I feel frustrated because this makes it hard to be well prepared and do my job to the best of my ability.
I would really appreciate it if you'd let me know meeting times and important info as soon as you have it."
And then wait for his answer. Be ready to negotiate. He might have specific needs that you might be able to help with.

If the direct approach doesn't work...
would it be possible to ask him out for lunch or a cup of coffee? Preferably just the two of you. Start with re-establishing the feeling of friendship. How are things going at (his) home? en you could ask him how things are for him at work. What are his plans?? What will he be doing after you move into his job? How does he feel about it
That might be an easier way to explore what's going on.

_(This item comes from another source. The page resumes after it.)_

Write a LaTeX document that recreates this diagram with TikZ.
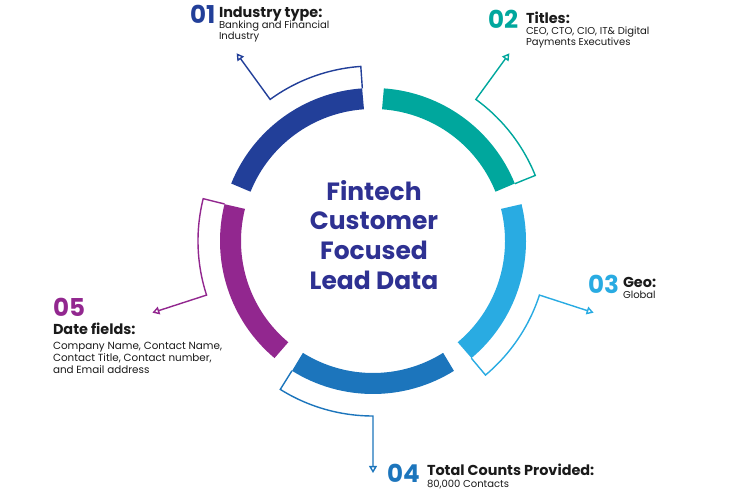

If it seems that he does have a motive for sabotage, it will take some subtlety and tact to find out what's really going on because he won't want to tell the truth about it - and he'd be unlikely to want to stop.

If his motive is unrealistic - merely paranoia - you might be able to put him at his ease by showing him that you're willing and able to support him in his goals for the company. All you would need to know is what kind of support he needs.

If none of the above works, you may need to resort to being underhanded yourself. Find out who's getting the important emails and notifications first and ask them to forward the info to you instantly. Ask them all so there's a guarantee that you'll get it.

Wishing you all the best.
blindbob · 41-45
@hartfire Thank you! It's gotten better since I posted this. Basically, my tactic was just to not be polite. To be a little more forceful toward him. Tell him what to do in no uncertain terms. And... he just backed down. He became really careful and respectful. I think my leadership style probably has to be more dominant for him to respect it. That's what I realized.